Douglas Penn, head of the U.S. financial institutions research group at RCM Capital Management, said one priority is returning the bank's profitability to pre-crisis levels.
Even as Dimon earned kudos for keeping the company in the black for the past year, earnings are significantly lower than they were before the credit markets first started to unravel in the summer of 2007.
JPMorgan is expected to report a third quarter profit of $1.8 billion, or 48 cents a share, when it releases its third-quarter results on Oct. 14. But in the third quarter of 2007, net income topped $2.9 billion, or 86 cents a share.
"It would make more sense [for Dimon to leave] when the bank is generating stronger earnings," said Penn.
As with many banks, rising credit losses have taken a severe bite out of JPMorgan's recent results, as the company has tried to cope with such factors as a rising unemployment rate.
Unfortunately, there is no indication that losses tied to consumer-related portfolios such as home equity loans and credit cards will ebb anytime soon.

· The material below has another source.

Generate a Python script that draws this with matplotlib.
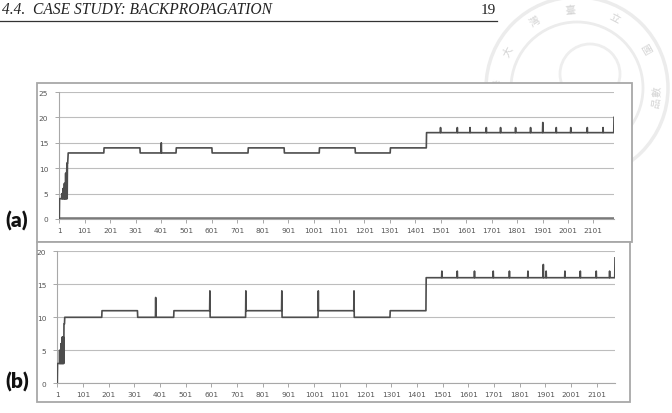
import numpy as np
import matplotlib
matplotlib.use("Agg")
import matplotlib.pyplot as plt
from matplotlib.patches import Rectangle, Circle

# ---- data ----
# (a): first points (dense start), then step levels, then one-point spikes
a_len = 2182
a_head = [0, 4, 4, 4, 4, 4, 4, 4, 4, 4, 5, 4, 4, 5, 4, 6, 4, 4, 6, 4,
          7, 4, 7, 4, 4, 9, 4, 9, 4, 9, 11, 4, 11, 11, 12, 13]
a_step_start = [36, 177, 319, 461, 602, 744, 886, 1024, 1165, 1303, 1445]
a_step_level = [13, 14, 13, 14, 13, 14, 13, 14, 13, 14, 17]
a_spike_at = [402, 1500, 1566, 1616, 1680, 1736, 1795, 1854, 1902, 1955, 2012, 2077, 2139, 2182]
a_spike_val = [15, 18, 18, 18, 18, 18, 18, 18, 19, 18, 18, 18, 18, 20]

# (b)
b_len = 2172
b_head = [0, 3, 3, 3, 3, 3, 3, 3, 3, 5, 3, 3, 5, 3, 6, 3, 3, 6, 3, 7,
          3, 7, 3, 3, 7, 3, 9, 9, 9, 10]
b_step_start = [30, 175, 314, 455, 595, 735, 875, 1017, 1156, 1297, 1437]
b_step_level = [10, 11, 10, 11, 10, 11, 10, 11, 10, 11, 16]
b_spike_at = [384, 595, 735, 875, 1017, 1156, 1498, 1558, 1625, 1698, 1761, 1833, 1893, 1904,
              1977, 2037, 2099, 2151, 2172]
b_spike_val = [13, 14, 14, 14, 14, 14, 17, 17, 17, 17, 17, 17, 18, 17, 17, 17, 17, 17, 19]

x_ticks = list(range(1, 2102, 100))


def build(n, head, starts, levels, spike_at, spike_val):
    y = np.zeros(n)
    for s, lv in zip(starts, levels):
        y[s - 1:] = lv
    y[:len(head)] = head
    for i, v in zip(spike_at, spike_val):
        y[i - 1] = v
    return np.arange(1, n + 1), y


W, H = 672, 414
fig = plt.figure(figsize=(W / 100, H / 100), dpi=100)

# page layer in pixel coords
pg = fig.add_axes([0, 0, 1, 1])
pg.set_xlim(0, W)
pg.set_ylim(H, 0)
pg.axis("off")

# faint university seal, top right
seal_c = (577, 89)
for r, lw in [(91, 2.5), (66, 2)]:
    pg.add_patch(Circle(seal_c, r, fill=False, ec="#ececec", lw=lw, zorder=0))
pg.add_patch(Circle((590, 75), 30, fill=False, ec="#eeeeee", lw=2, zorder=0))
seal_chars = ["國", "立", "臺", "灣", "大", "學"]
seal_ang = [30, 62, 95, 122, 152, 177]
for ch, ang in zip(seal_chars, seal_ang):
    t = np.deg2rad(ang)
    pg.text(seal_c[0] + 79 * np.cos(t), seal_c[1] - 79 * np.sin(t), ch,
            rotation=ang - 90, ha="center", va="center", fontsize=7.5,
            color="#d4d4d4", family="Noto Sans CJK TC", zorder=0)
for ch, ang in [("數", -2), ("品", -10)]:
    t = np.deg2rad(ang)
    pg.text(seal_c[0] + 80 * np.cos(t), seal_c[1] - 80 * np.sin(t), ch,
            rotation=ang + 90, ha="center", va="center", fontsize=7.5,
            color="#d4d4d4", family="Noto Sans CJK TC", zorder=0)

# running header
pg.text(2, 10, "4.4.  CASE STUDY: BACKPROPAGATION", fontsize=11.2, style="italic",
        family="Liberation Serif", ha="left", va="center", color="#222")
pg.text(496, 10, "19", fontsize=11, family="Liberation Serif", ha="right",
        va="center", color="#222")
pg.plot([0, 497], [22, 22], color="#333", lw=0.9)

# panel frames
pg.add_patch(Rectangle((37, 84), 595, 159, fc="white", ec="#a8a8a8", lw=1.3, zorder=2))
pg.add_patch(Rectangle((37, 243), 593, 160, fc="white", ec="#a8a8a8", lw=1.3, zorder=2))

pg.text(17, 221, "(a)", fontsize=15, fontweight="heavy", family="Lato",
        ha="center", va="center", color="#111")
pg.text(17, 382, "(b)", fontsize=15, fontweight="heavy", family="Lato",
        ha="center", va="center", color="#111")


def style(ax, ymax):
    ax.set_facecolor("none")
    ax.set_ylim(0, ymax)
    ax.set_yticks(range(0, ymax + 1, 5))
    ax.set_xticks(x_ticks)
    ax.set_xticklabels([str(v) for v in x_ticks])
    ax.grid(axis="y", color="#bdbdbd", lw=0.8)
    ax.set_axisbelow(True)
    for s in ["top", "right"]:
        ax.spines[s].set_visible(False)
    for s in ["left", "bottom"]:
        ax.spines[s].set_color("#a8a8a8")
        ax.spines[s].set_linewidth(0.8)
    ax.tick_params(axis="both", labelsize=5.3, colors="#a8a8a8", labelcolor="#555",
                   length=3, width=0.7, pad=2.5)
    ax.tick_params(axis="y", pad=5)


# (a)
axa = fig.add_axes([59.3 / W, 1 - 220 / H, (614 - 59.3) / W, 127 / H])
xa, ya = build(a_len, a_head, a_step_start, a_step_level, a_spike_at, a_spike_val)
axa.plot([1, a_len], [0, 0], color="#7a7a7a", lw=2.6, solid_capstyle="butt", zorder=3)
axa.plot(xa, ya, color="#4d4d4d", lw=1.2, zorder=4)
axa.set_xlim(1, a_len)
style(axa, 25)

# (b)
axb = fig.add_axes([57.3 / W, 1 - 384.3 / H, (615 - 57.3) / W, 132 / H])
xb, yb = build(b_len, b_head, b_step_start, b_step_level, b_spike_at, b_spike_val)
axb.plot(xb, yb, color="#4d4d4d", lw=1.2, zorder=4)
axb.set_xlim(1, b_len)
style(axb, 20)

fig.savefig("out.png", dpi=100)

In a presentation delivered to investors last month, Mike Cavanagh, the company's chief financial officer, warned that card charge-offs would likely approach 10% in the third quarter.
Since shoring up the bank's balance sheet will almost certainly be a focus for Dimon, analysts think that he is far less likely to undertake any other major acquisitions.
JPMorgan's retail banking business, for example, expanded dramatically last year after it scooped up WaMu for just $1.9 billion from the FDIC after that Seattle-based thrift became the largest bank to fail ever
But the stunning purchase may have also limited other ambitions the company may have once had. Nowadays, there are few U.S. geographic regions left unexplored by the bank. The company is also flirting with federal deposit limits of 10%.
Even buying a small regional lender in a key market might not even be worth the effort, notes Douglas Ciocca, a managing director at Renaissance Financial, which has about $1.8 billion assets under management, and owns JPMorgan shares.
"It could become too much of a micro-management challenge to integrate into the empire," Ciocca said.
Some analysts are also wary that the bank will be able to hold onto the lead it has established in some key Wall Street businesses in the wake of the Bear Stearns purchase. During the first nine months of this year, the company took the top spot in stock underwriting activity, according to research firm Dealogic.
But as more established players such as Goldman Sachs (GS, Fortune 500) and Morgan Stanley (MS, Fortune 500) recover and boutique shops continue to scrap for business left behind by the disappearance of Lehman Brothers, analysts warn that JPMorgan's stay at the top could prove short-lived.
As a result, there have been signs lately that the company is looking to other parts of its business to grow.
In recent months, the company has announced the expansion of several of its overseas operations, particularly in Asia, as part of a $1 billion program aimed at boosting its global presence.
At the same time, the company has enacted several major initiatives within its credit card division, unveiling such new products as its Sapphire and Slate cards, both of which are geared for more affluent consumers.
"They view this as a pretty opportune time to make some strategic investments in new products and to steal [market] share from others," said John Grund, a partner at the consultancy First Annapolis, which focuses on the card industry. "It is a very conscious, deliberate strategy."
Some analysts also speculate that Dimon could push the firm to bulk up the bank's asset management division.
Even as profits within that division have waned during the first half of this year, the business has grown increasingly attractive to Wall Street firms given its more stable source of revenue.
Complicating such growth plans, however, is the continued threat of more regulatory reform, including the hot-button issue of "too big to fail."
As the nation's second-largest bank with just over $2 trillion in assets, JPMorgan would probably be scrutinized should the issue gain momentum among lawmakers as they tackle reforming the financial system.
Speaking at the Clinton Global Initiative conference last month, Dimon said that the "too big to fail" issue needed to be resolved, but stopped short of suggesting that his bank needed to be broken up.
"By that I don't mean make the banks smaller," he said, according to a Bloomberg report. "We're large because we have a reason to be large."